The relationship between effective plant area index and Landsat spectral response across elevation, solar insolation, and spatial scales in a northern Idaho forest
2004
Pocewicz, A.L. | Gessler, P. | Robinson, A.P.
Leaf area index (LAI) is an important forest characteristic related to photosynthesis and carbon sequestration, and gains in efficiency for LAI measurements are possible using remotely sensed imagery. However, the potential effects of complex topography on this measurement system are not well understood. Our objective was to understand how complex terrain and measurement aggregation influence the relationship between LAI and remotely sensed vegetation indices across a mountainous conifer forest. We identified NDVIc, a middle-infrared (MIR) correction to NDVI (Normalized Difference Vegetation Index), as the vegetation index providing the best prediction of effective plant area index (PAI(e)), used to approximate LAI. We tested formal hypotheses to identify how elevation and solar insolation gradients and spatial scale of measurement aggregation affected the PAI(e)-NDVIc relationship and found that it changed across elevation at one spatial scale.

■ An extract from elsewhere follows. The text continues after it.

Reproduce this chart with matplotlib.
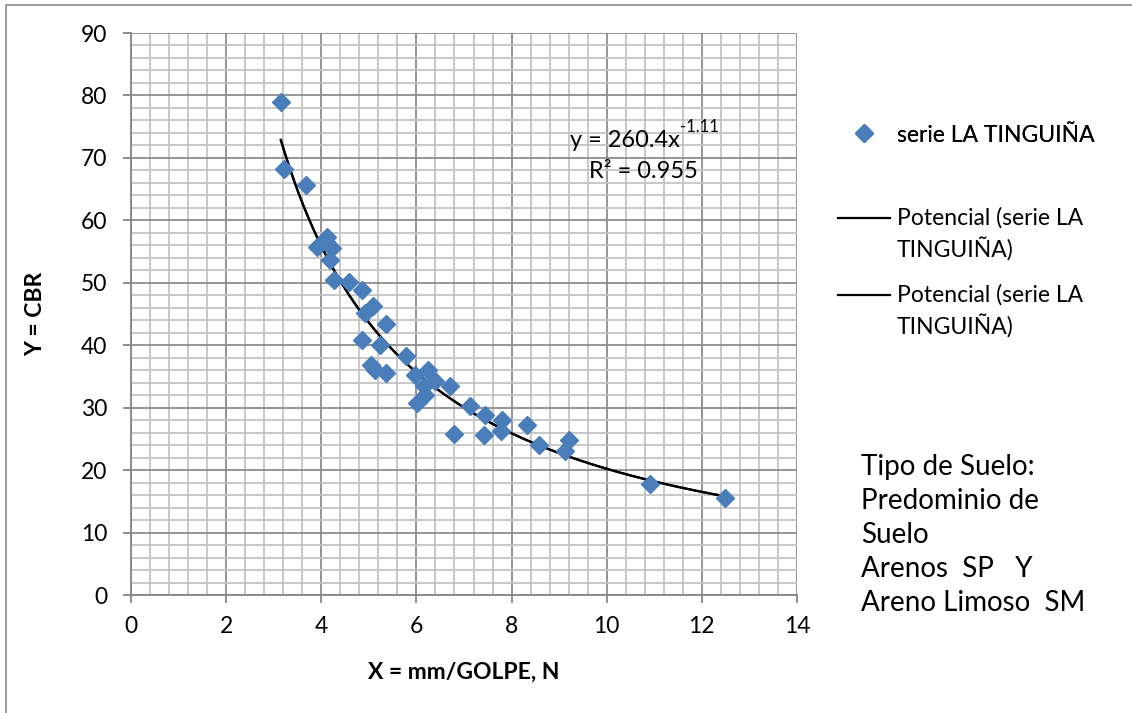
import numpy as np
import matplotlib
matplotlib.use("Agg")
import matplotlib.pyplot as plt
from matplotlib.legend_handler import HandlerLine2D
from matplotlib.lines import Line2D
from matplotlib.patches import Rectangle
from matplotlib.ticker import MultipleLocator

plt.rcParams['font.family'] = ['Lato', 'DejaVu Sans']

# ---- data ----
x_vals = [3.15, 3.22, 3.68, 3.90, 4.13, 4.10, 4.22, 4.18, 4.27, 4.58, 4.85, 5.09,
          4.92, 5.36, 4.86, 5.23, 5.05, 5.12, 5.36, 5.78, 5.97, 6.25, 6.15, 6.39,
          6.71, 6.18, 6.01, 7.13, 6.78, 7.44, 7.79, 7.41, 7.77, 8.33, 8.58, 9.21,
          9.12, 10.91, 12.49]
y_vals = [78.9, 68.3, 65.7, 55.8, 57.3, 56.6, 55.5, 53.7, 50.4, 50.2, 48.8, 46.3,
          45.1, 43.4, 40.8, 40.0, 36.8, 36.0, 35.6, 38.3, 35.2, 36.0, 33.5, 34.2,
          33.4, 32.0, 30.7, 30.2, 25.8, 28.8, 28.1, 25.6, 26.2, 27.2, 24.1, 24.9,
          23.1, 17.7, 15.5]
fit_a = 260.4
fit_b = -1.11
r2 = 0.955
series_label = "serie LA TINGUIÑA"
trend_label = "Potencial (serie LA\nTINGUIÑA)"
note_lines = ["Tipo de Suelo:", "Predominio de", "Suelo", "Arenos  SP   Y", "Areno Limoso  SM"]
x_label = "X = mm/GOLPE, N"
y_label = "Y = CBR"

W, H = 1132, 713
fig = plt.figure(figsize=(W / 100, H / 100), dpi=100)
ax = fig.add_axes([131 / W, (H - 595) / H, (797 - 131) / W, (595 - 33) / H])

marker_color = "#4A7EBB"
sc, = ax.plot(x_vals, y_vals, linestyle='none', marker='D', ms=9.5,
              color=marker_color, mec=marker_color, zorder=5, label=series_label)

xf = np.linspace(min(x_vals), max(x_vals), 300)
yf = fit_a * xf ** fit_b
t1, = ax.plot(xf, yf, color='black', lw=1.6, zorder=4, label=trend_label)
t2, = ax.plot(xf, yf, color='black', lw=1.6, zorder=4, label=trend_label)

ax.set_xlim(0, 14)
ax.set_ylim(0, 90)
ax.xaxis.set_major_locator(MultipleLocator(2))
ax.xaxis.set_minor_locator(MultipleLocator(0.4))
ax.yaxis.set_major_locator(MultipleLocator(10))
ax.yaxis.set_minor_locator(MultipleLocator(2))
ax.grid(which='major', color='#8C8C8C', lw=1.3, zorder=1)
ax.grid(which='minor', color='#C4C4C4', lw=1.3, zorder=0)
ax.set_axisbelow(True)
for s in ['top', 'right']:
    ax.spines[s].set_visible(False)
for s in ['left', 'bottom']:
    ax.spines[s].set_color('#868686')
    ax.spines[s].set_linewidth(1.3)
ax.tick_params(which='major', direction='out', length=6, width=1.3, color='#868686',
               labelsize=16.5, pad=11)
ax.tick_params(axis='x', which='major', pad=9)
ax.tick_params(which='minor', length=0)

ax.set_xlabel(x_label, fontsize=16.5, fontweight='bold', labelpad=18)
ax.set_ylabel(y_label, fontsize=16.5, fontweight='bold', labelpad=25)

# equation
eq = fig.text(570 / W, (H - 147) / H, "y = 260.4x", fontsize=17, ha='left', va='baseline')
ax.annotate("-1.11", xy=(1.0, 0.78), xycoords=eq, fontsize=12, ha='left', va='bottom')
fig.text(643 / W, (H - 171) / H, "R² = 0.955", fontsize=17, ha='center', va='center')


class OffsetLineHandler(HandlerLine2D):
    def __init__(self, offset=0, **kw):
        super().__init__(**kw)
        self.offset = offset

    def create_artists(self, legend, orig_handle, xdescent, ydescent, width, height,
                       fontsize, trans):
        arts = super().create_artists(legend, orig_handle, xdescent, ydescent, width,
                                      height, fontsize, trans)
        for a in arts:
            a.set_ydata(np.asarray(a.get_ydata()) + self.offset)
        return arts


leg1 = fig.legend([sc], [series_label], loc='center left',
                  bbox_to_anchor=(838 / W, (H - 135) / H), frameon=False,
                  fontsize=16.5, borderpad=0, borderaxespad=0, handlelength=2.27,
                  handletextpad=0.3, numpoints=1)
leg2 = fig.legend([t1, t2], [trend_label, trend_label], loc='center left',
                  bbox_to_anchor=(838 / W, (H - 273) / H), frameon=False,
                  fontsize=16.5, borderpad=0, borderaxespad=0, handlelength=2.27,
                  handletextpad=0.3, labelspacing=0.98,
                  handler_map={Line2D: OffsetLineHandler(offset=12)})
fig.add_artist(leg1)
for t in leg2.get_texts():
    t.set_linespacing(1.45)

fig.text(861 / W, (H - 535) / H, "\n".join(note_lines), fontsize=20, ha='left',
         va='center', linespacing=1.38)

# chart area border
fig.add_artist(Rectangle((5.5 / W, -0.1), 1.2, (H - 5.5) / H + 0.1, transform=fig.transFigure,
                         fill=False, edgecolor='#8A8A8A', lw=1.2))

fig.savefig("out.png", dpi=100)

Comparisons of NDVIc with NDVI revealed that vegetation index choice is important in complex terrain, and we concluded that the MIR correction improves the PAI(e)-NDVI relationship by explaining variation related to solar insolation. Our results suggest that NDVIc calculated from Landsat ETM+ provides a practical estimate of PAI(e) across our northern Idaho study area and potentially other conifer forests in complex terrain.